Christian Prayer With Jesus

God of truth and light,
you have entrusted to your Church the faith once delivered to the saints.
Grant that we may guard this treasure with integrity,
confess it with clarity,
and live by it with steadfast hearts.

Let your word, sealed in our memory and written on our hearts,
be our guide in trial and our strength in witness.
Keep us faithful to the confession of your Son,
until the day we behold him in the light unapproachable,
who lives and reigns with you and the Holy Spirit,
one God, forever and ever.
Amen.

Glossary Of Christian Terms

Creed: A formal statement of Christian belief summarising the essential doctrines of the faith, used in baptism and liturgy as a profession of unity.
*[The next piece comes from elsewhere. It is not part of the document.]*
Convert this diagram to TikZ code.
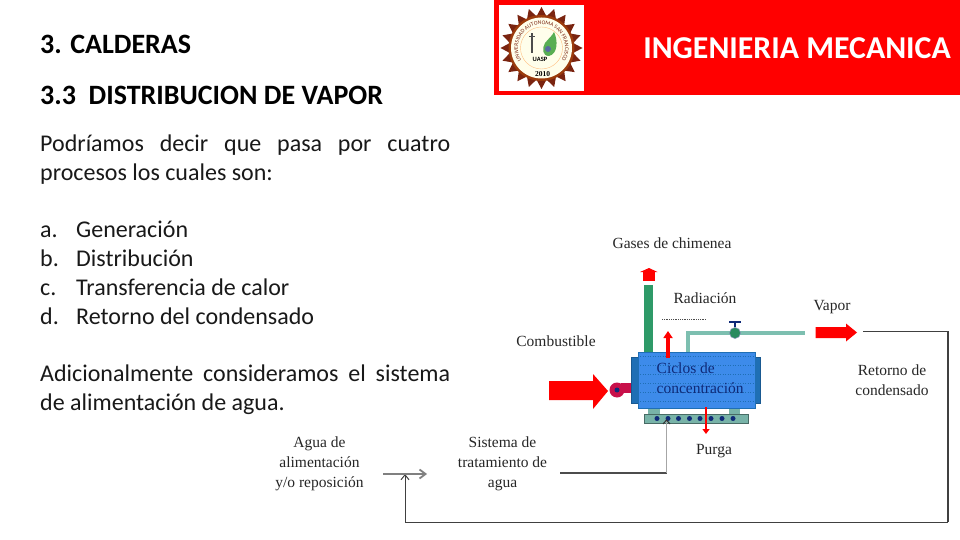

Tradition: The living transmission of the faith through the teaching, worship, and life of the Church, distinct from but inseparable from Scripture.

Orthodoxy: Right belief; adherence to the authentic teaching of the Church as opposed to heresy or deviation.

Heresy: A teaching or opinion that contradicts the defined doctrines of the Church.

Symbolum: The Latin term for ‘Creed,’ derived from the Greek symbolon, meaning a token or sign of recognition — a summary of faith identifying the believer.

Catechesis: Instruction in the faith given to those preparing for baptism or to the faithful seeking deeper understanding.

Eschatology: The study or doctrine of the ‘last things’ — death, judgment, heaven, and hell.

Deposit of Faith: The totality of revelation entrusted by Christ to the apostles and transmitted through Scripture and tradition.

Apostolic Tradition: The continuity of teaching and faith passed from the apostles through their successors in the Church.

Mustard Seed (Metaphor): A biblical image signifying the potential and vitality of faith, small in appearance but vast in effect.